You saw that today when Representative Doug Collins, the top Republican on the committee, accused Democrats of trying to bring Mr. Trump down from the beginning. Another Republican, Representative Kelly Armstrong, asked to enter the I.G. report into the Congressional Record.

Republicans see the witnesses in the impeachment inquiry and the officials running the Russia investigation as part of a broad plot by Mr. Trump’s “deep state” enemies. They can use the I.G. report to continue to tie all of this together during the impeachment inquiry.

Republicans have portrayed the Page wiretap application as proof of an anti-Trump conspiracy, much in the same way that they have seized on relatively smaller elements of the Ukraine scandal — like the D.N.C. contractor they believe facilitated Ukrainian election meddling — to weave together this counternarrative that Mr. Trump’s political enemies were the real problem.

Read our story on the report, the attorney general’s response, and highlights from the document.

Rudy Giuliani appeared on Steve Bannon’s “War Room” podcast and promised that he would release his own kind of counter-report — “the Giuliani investigation,” as the hosts put it — to the Democrats leading the impeachment inquiry. Jason Miller, one of the hosts, said it would “turn the institution on its head.”

Mr. Giuliani’s version of events was at least partly a result of a trip he took last week to Budapest and Kyiv, where he talked to former Ukrainian prosecutors who have been roundly denounced as corrupt.

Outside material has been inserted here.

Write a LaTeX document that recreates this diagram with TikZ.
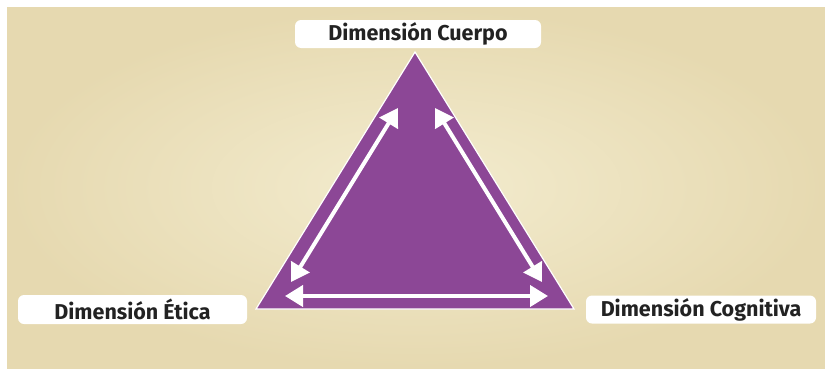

Daniel Goldman, a Democratic staff lawyer, brought Mr. Giuliani’s promised report up at the hearing Monday, saying it was part of Mr. Giuliani’s attempts to “pursue these false allegations meant to tarnish Vice President Biden.” Referring to Mr. Giuliani’s trip last week, and Mr. Trump’s promotion of it, Mr. Goldman said the president was making a “persistent and continuing effort to coerce a foreign country to help him cheat to win an election.”

On Sunday, The Times published a fascinating account of how Mr. Giuliani brought his client, Mr. Trump, to the brink of impeachment.

  • Where can you find the impeachment inquiry when there isn’t a hearing? And is there free food? According to my colleagues, Democratic lawmakers and staff members are working out of cold, cramped spaces littered with empty soda cans, pie left over from Thanksgiving and boxes filled with files from past impeachments. The House Judiciary Committee could unveil articles of impeachment as early as tomorrow, and is likely to vote on them by week’s end.